Multi-level decomposition separates spectrograms into approximation (LL) and detail coefficients (LH, HL, HH). The approximation coefficients retain essential signal energy distribution while progressively reducing dimensionality:

$$\begin{cases}
\phi(x,y) = \phi(x)\phi(y) \\
\psi^H(x,y) = \psi(x)\phi(y) \\
\psi^V(x,y) = \phi(x)\psi(y) \\
\psi^D(x,y) = \psi(x)\psi(y)
\end{cases}$$

Decomposition depth critically balances information retention and computational efficiency. We systematically evaluate layer-wise performance through rigorous experimentation.

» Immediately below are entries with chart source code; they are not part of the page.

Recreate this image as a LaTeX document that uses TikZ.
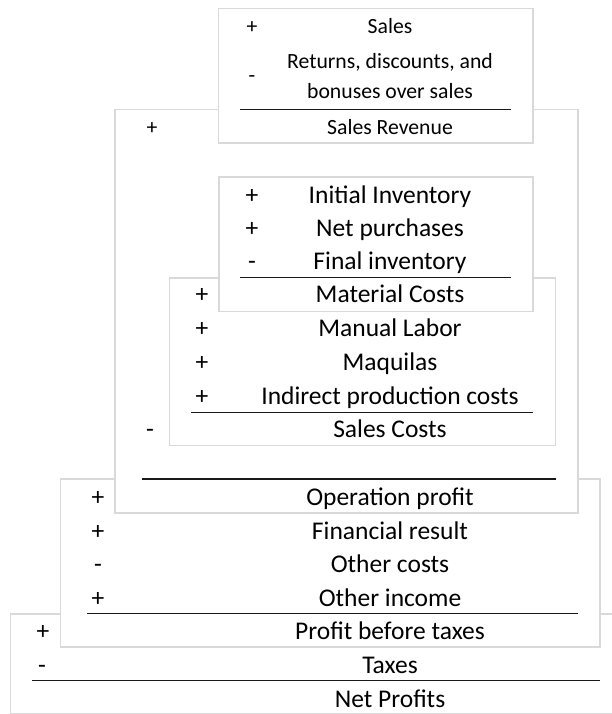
\documentclass[tikz,border=0pt]{standalone}
\usepackage{fontspec}
\setmainfont{Carlito}
\usetikzlibrary{positioning}
\definecolor{framegray}{RGB}{217,217,217}
\definecolor{rulegray}{RGB}{25,25,25}
\tikzset{
  panel/.style={draw=framegray, fill=white, line width=1.2pt},
  rule/.style={draw=rulegray, line width=1.3pt},
  entry/.style={anchor=base, inner sep=0pt, font=\fontsize{25.5}{30}\selectfont},
  smallentry/.style={entry, font=\fontsize{21.7}{26}\selectfont}
}

\begin{document}
\begin{tikzpicture}[x=1pt, y=-1pt]
  \useasboundingbox (0,0) rectangle (612,714);
  % nested panels, back to front
  \draw[panel] (10.5,614) rectangle (625,713.5);
  \draw[panel] (60.5,479) rectangle (600,647);
  \draw[panel] (115,109.5) rectangle (578,513);
  \draw[panel] (169.5,278) rectangle (555.5,445.5);
  \draw[panel] (219,177) rectangle (533,311.5);
  \draw[panel] (218.5,8.5) rectangle (533,143);
  % subtotal rules
  \coordinate (salesL) at (240,109.3);   \coordinate (salesR) at (511,109.3);
  \coordinate (invL) at (240,277.3);     \coordinate (invR) at (511,277.3);
  \coordinate (costL) at (191,412.2);    \coordinate (costR) at (533,412.2);
  \coordinate (opL) at (142,479);        \coordinate (opR) at (556,479);
  \coordinate (prebL) at (87,613.7);     \coordinate (prebR) at (578,613.7);
  \coordinate (netL) at (32,680.7);      \coordinate (netR) at (600,680.7);
  \draw[rule] (salesL) -- (salesR);
  \draw[rule] (invL) -- (invR);
  \draw[rule] (costL) -- (costR);
  \draw[rule] (opL) -- (opR);
  \draw[rule] (prebL) -- (prebR);
  \draw[rule] (netL) -- (netR);
  % sales
  \node[smallentry] (salesS) at (252,33.5) {+};
  \node[smallentry] (sales) at (390,33.5) {Sales};
  \node[smallentry] (retS) at (252,83) {-};
  \node[smallentry] (ret1) at (390,68.5) {Returns, discounts, and};
  \node[smallentry] (ret2) at (390,99) {bonuses over sales};
  \node[smallentry] (revS) at (152,134.5) {+};
  \node[smallentry] (rev) at (390,134.5) {Sales Revenue};
  % inventory
  \node[entry] (iniS) at (252,203.5) {+};
  \node[entry] (ini) at (390,203.5) {Initial Inventory};
  \node[entry] (purS) at (252,236.5) {+};
  \node[entry] (pur) at (390,236.5) {Net purchases};
  \node[entry] (finS) at (252,269) {-};
  \node[entry] (fin) at (390,269) {Final inventory};
  % sales costs
  \node[entry] (matS) at (202,302.5) {+};
  \node[entry] (mat) at (390,302.5) {Material Costs};
  \node[entry] (labS) at (202,336.5) {+};
  \node[entry] (lab) at (390,336.5) {Manual Labor};
  \node[entry] (maqS) at (202,370.5) {+};
  \node[entry] (maq) at (390,370.5) {Maquilas};
  \node[entry] (indS) at (202,404) {+};
  \node[entry] (ind) at (390,404) {Indirect production costs};
  \node[entry] (scS) at (150,437.5) {-};
  \node[entry] (sc) at (390,437.5) {Sales Costs};
  % profits
  \node[entry] (opS) at (98,505.5) {+};
  \node[entry] (op) at (390,505.5) {Operation profit};
  \node[entry] (frS) at (98,539) {+};
  \node[entry] (fr) at (390,539) {Financial result};
  \node[entry] (ocS) at (98,572.5) {-};
  \node[entry] (oc) at (390,572.5) {Other costs};
  \node[entry] (oiS) at (98,606) {+};
  \node[entry] (oi) at (390,606) {Other income};
  \node[entry] (pbtS) at (43,639.5) {+};
  \node[entry] (pbt) at (390,639.5) {Profit before taxes};
  \node[entry] (taxS) at (42,673.5) {-};
  \node[entry] (tax) at (390,673.5) {Taxes};
  \node[entry] (net) at (390,707) {Net Profits};
\end{tikzpicture}
\end{document}
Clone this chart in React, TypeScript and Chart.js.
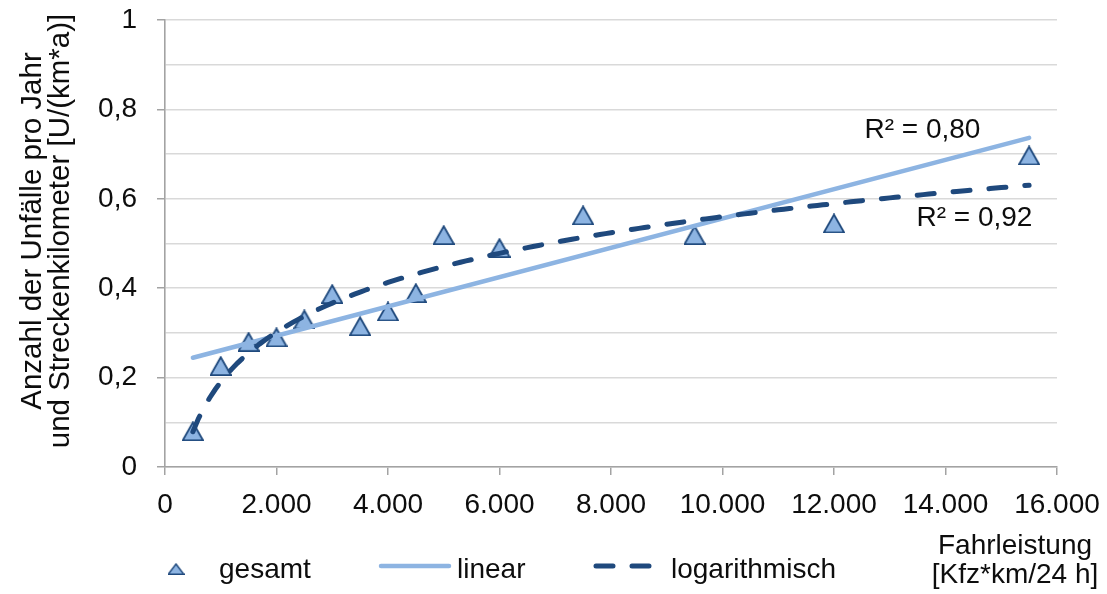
import React, { useEffect, useRef } from 'react';
import { Chart, registerables } from 'chart.js';

Chart.register(...registerables);

// Fahrleistung [Kfz*km/24 h] and accident rate per km and year
const fahrleistung = [500, 1000, 1500, 2000, 2500, 3000, 3500, 4000, 4500, 5000, 6000, 7500, 9500, 12000, 15500];
const unfallrate = [0.08, 0.226, 0.28, 0.29, 0.33, 0.387, 0.315, 0.348, 0.389, 0.519, 0.49, 0.563, 0.519, 0.545, 0.697];

const xTickValues = [0, 2000, 4000, 6000, 8000, 10000, 12000, 14000, 16000];
const yTickValues = [0, 0.2, 0.4, 0.6, 0.8, 1];

const seriesNames = ['gesamt', 'linear', 'logarithmisch'];
const r2Labels = ['R² = 0,80', 'R² = 0,92'];
const yTitleLines = ['Anzahl der Unfälle pro Jahr', 'und Streckenkilometer [U/(km*a)]'];
const xTitleLines = ['Fahrleistung', '[Kfz*km/24 h]'];

const FONT = '"Liberation Sans", Arial, sans-serif';
const TEXT = '#0d0d0d';
const AXIS = '#a3a3a3';
const GRID = '#d9d9d9';
const LIGHT = '#8db4e2';
const DARK = '#1f497d';
const DASH = [17, 19];

// least squares fit y = a * f(x) + b
function fit(xs: number[], ys: number[], f: (v: number) => number) {
  const n = xs.length;
  const u = xs.map(f);
  const mu = u.reduce((s, v) => s + v, 0) / n;
  const my = ys.reduce((s, v) => s + v, 0) / n;
  let sxy = 0;
  let sxx = 0;
  for (let i = 0; i < n; i++) {
    sxy += (u[i] - mu) * (ys[i] - my);
    sxx += (u[i] - mu) * (u[i] - mu);
  }
  const a = sxy / sxx;
  return { a, b: my - a * mu };
}

function formatThousands(v: number) {
  return String(Math.round(v)).replace(/\B(?=(\d{3})+(?!\d))/g, '.');
}

function makeTriangle(w: number, h: number, lw: number) {
  const c = document.createElement('canvas');
  c.width = w;
  c.height = h;
  const g = c.getContext('2d')!;
  g.beginPath();
  g.moveTo(w / 2, lw / 2 + 0.3);
  g.lineTo(w - lw / 2, h - lw / 2);
  g.lineTo(lw / 2, h - lw / 2);
  g.closePath();
  g.fillStyle = LIGHT;
  g.fill();
  g.lineWidth = lw;
  g.lineJoin = 'miter';
  g.strokeStyle = DARK;
  g.stroke();
  return c;
}

function makeDecorations(legendTriangle: HTMLCanvasElement) {
  return {
    id: 'decorations',
    afterDraw(chart: any) {
      const { ctx } = chart;
      const x = chart.scales.x;
      const y = chart.scales.y;
      ctx.save();
      ctx.fillStyle = TEXT;
      ctx.font = `28px ${FONT}`;

      // coefficient of determination labels next to the trend lines
      ctx.textAlign = 'center';
      ctx.textBaseline = 'middle';
      ctx.fillText(r2Labels[0], x.getPixelForValue(13586), y.getPixelForValue(0.754));
      ctx.fillText(r2Labels[1], x.getPixelForValue(14519), y.getPixelForValue(0.557));

      // x axis title, bottom right
      ctx.textBaseline = 'alphabetic';
      ctx.fillText(xTitleLines[0], 1015, 554);
      ctx.fillText(xTitleLines[1], 1015, 583);

      // y axis title, rotated
      ctx.font = `29.5px ${FONT}`;
      yTitleLines.forEach((line, i) => {
        ctx.save();
        ctx.translate(41 + i * 28, 231);
        ctx.rotate(-Math.PI / 2);
        ctx.fillText(line, 0, 0);
        ctx.restore();
      });

      // legend
      ctx.font = `28px ${FONT}`;
      ctx.textAlign = 'left';
      const ly = 566;
      ctx.drawImage(legendTriangle, 176 - legendTriangle.width / 2, 569 - legendTriangle.height / 2);
      ctx.fillText(seriesNames[0], 219, 578);

      ctx.lineCap = 'round';
      ctx.strokeStyle = LIGHT;
      ctx.lineWidth = 4.5;
      ctx.beginPath();
      ctx.moveTo(381, ly);
      ctx.lineTo(449, ly);
      ctx.stroke();
      ctx.fillText(seriesNames[1], 457, 578);

      ctx.strokeStyle = DARK;
      ctx.lineWidth = 5;
      ctx.setLineDash(DASH);
      ctx.beginPath();
      ctx.moveTo(596, ly);
      ctx.lineTo(650, ly);
      ctx.stroke();
      ctx.setLineDash([]);
      ctx.fillText(seriesNames[2], 671, 578);
      ctx.restore();
    },
  };
}

export default function App() {
  const ref = useRef<HTMLCanvasElement>(null);

  useEffect(() => {
    const canvas = ref.current;
    if (!canvas) return;

    const lin = fit(fahrleistung, unfallrate, (v) => v);
    const log = fit(fahrleistung, unfallrate, Math.log);
    const xMin = Math.min(...fahrleistung);
    const xMax = Math.max(...fahrleistung);

    const linearLine = [xMin, xMax].map((v) => ({ x: v, y: lin.a * v + lin.b }));
    const logLine: { x: number; y: number }[] = [];
    for (let v = xMin; v <= xMax; v += 100) logLine.push({ x: v, y: log.a * Math.log(v) + log.b });

    const marker = makeTriangle(22, 20, 1.8);
    const legendMarker = makeTriangle(17, 12, 1.4);

    const chart = new Chart(canvas, {
      type: 'scatter',
      data: {
        datasets: [
          {
            label: seriesNames[0],
            data: fahrleistung.map((v, i) => ({ x: v, y: unfallrate[i] })),
            pointStyle: marker as any,
            pointRadius: 10,
            showLine: false,
            order: 3,
          },
          {
            label: seriesNames[1],
            data: linearLine,
            showLine: true,
            borderColor: LIGHT,
            borderWidth: 4.5,
            borderCapStyle: 'round',
            pointRadius: 0,
            order: 2,
          },
          {
            label: seriesNames[2],
            data: logLine,
            showLine: true,
            borderColor: DARK,
            borderWidth: 5,
            borderDash: DASH,
            borderCapStyle: 'round',
            pointRadius: 0,
            order: 1,
          },
        ],
      },
      options: {
        responsive: false,
        animation: false,
        layout: { padding: { left: 0, right: 50, top: 20, bottom: 0 } },
        plugins: {
          legend: { display: false },
          tooltip: { enabled: false },
        },
        scales: {
          x: {
            type: 'linear',
            min: xTickValues[0],
            max: xTickValues[xTickValues.length - 1],
            afterBuildTicks: (scale: any) => {
              scale.ticks = xTickValues.map((value) => ({ value }));
            },
            afterFit: (scale: any) => {
              scale.height = 127;
              scale.paddingLeft = 0;
              scale.paddingRight = 0;
            },
            ticks: {
              color: TEXT,
              font: { family: FONT, size: 28 },
              padding: 13,
              maxRotation: 0,
              autoSkip: false,
              callback: (v: any) => formatThousands(Number(v)),
            },
            grid: {
              drawOnChartArea: false,
              drawTicks: true,
              tickLength: 8,
              color: AXIS,
              lineWidth: 1.5,
            },
            border: { display: true, color: AXIS, width: 1.6 },
          },
          y: {
            type: 'linear',
            min: 0,
            max: 1,
            afterBuildTicks: (scale: any) => {
              const t = [];
              for (let i = 0; i <= 10; i++) t.push({ value: i / 10 });
              scale.ticks = t;
            },
            afterFit: (scale: any) => {
              scale.width = 165;
              scale.paddingTop = 0;
              scale.paddingBottom = 0;
            },
            ticks: {
              color: TEXT,
              font: { family: FONT, size: 28 },
              padding: 20,
              autoSkip: false,
              callback: (v: any) => {
                const n = Math.round(Number(v) * 10);
                if (!yTickValues.some((t) => Math.round(t * 10) === n)) return '';
                return String(n / 10).replace('.', ',');
              },
            },
            grid: {
              color: GRID,
              lineWidth: 1.5,
              drawTicks: true,
              tickLength: 8,
              tickWidth: 1.5,
              tickColor: (c: any) => {
                const n = Math.round((c.tick ? c.tick.value : 0) * 10);
                return yTickValues.some((t) => Math.round(t * 10) === n) ? AXIS : 'rgba(0,0,0,0)';
              },
            },
            border: { display: true, color: AXIS, width: 1.6 },
          },
        },
      },
      plugins: [makeDecorations(legendMarker)],
    });

    return () => chart.destroy();
  }, []);

  return (
    <div style={{ position: 'absolute', left: 0, top: 0, width: 1107, height: 594, background: '#fff' }}>
      <canvas ref={ref} width={1107} height={594} style={{ display: 'block', width: 1107, height: 594 }} />
    </div>
  );
}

Deep Learning Architecture

ResNet-18 serves as our classification backbone, employing residual blocks that mitigate vanishing gradients through skip connections:

$$x_{m+1} = f(y_m) + h(x_m)$$
$$y_m = g(x_m, W_m)$$

where $g$ denotes residual transformations, $f$ is ReLU activation, and $h(x_m) = x_m$ implements identity mapping. This architecture enables stable gradient flow during backpropagation:

$$\frac{\partial \mathcal{L}}{\partial x_m} = \frac{\partial \mathcal{L}}{\partial x_M} \cdot \left( 1 + \frac{\partial}{\partial x_m} \sum_{i=m}^{M-1} g(x_i, W_i) \right)$$

Experimental Validation

Using the DroneRFa dataset containing 25 signal classes (24 UAV models + background noise), we perform 6:2:2 training/validation/testing splits. Each 0.01s signal segment undergoes STFT followed by Haar wavelet decomposition. Training employs Adam optimization (lr=1e-3, batch=32) with cross-entropy loss.

Decomposition Level	Accuracy (%)	Inference Time (s)	Training Time
Raw STFT	98.80	183.900	–
Level 1 Approximation	98.07	8.209	80m 23s
Level 2 Approximation	97.28	2.293	35m 50s
Level 3 Approximation	97.60	0.728	31m 38s
Level 4 Approximation	96.39	0.411	29m 59s

Level 3 approximation coefficients deliver optimal trade-offs: 252× faster inference than STFT (0.728s vs 183.9s) with minimal accuracy drop (97.60% vs 98.80%). Training convergence analysis confirms comparable learning trajectories for Levels 1-3, while Level 4 exhibits degraded performance.

Conclusion

This work establishes a novel paradigm for UAV frequency-hopping signal identification through multi-scale time-frequency analysis. By exploiting the inherent energy concentration properties of FH signals in drone technology, our wavelet-based feature extraction reduces input dimensionality by >98% compared to conventional spectrograms while preserving discriminative patterns. The ResNet-18 architecture achieves 97.6% classification accuracy with 252× acceleration, enabling real-time deployment on resource-constrained platforms. This approach effectively addresses computational bottlenecks in passive RF monitoring systems for Unmanned Aerial Vehicle detection, providing critical capabilities for urban airspace security and spectrum management.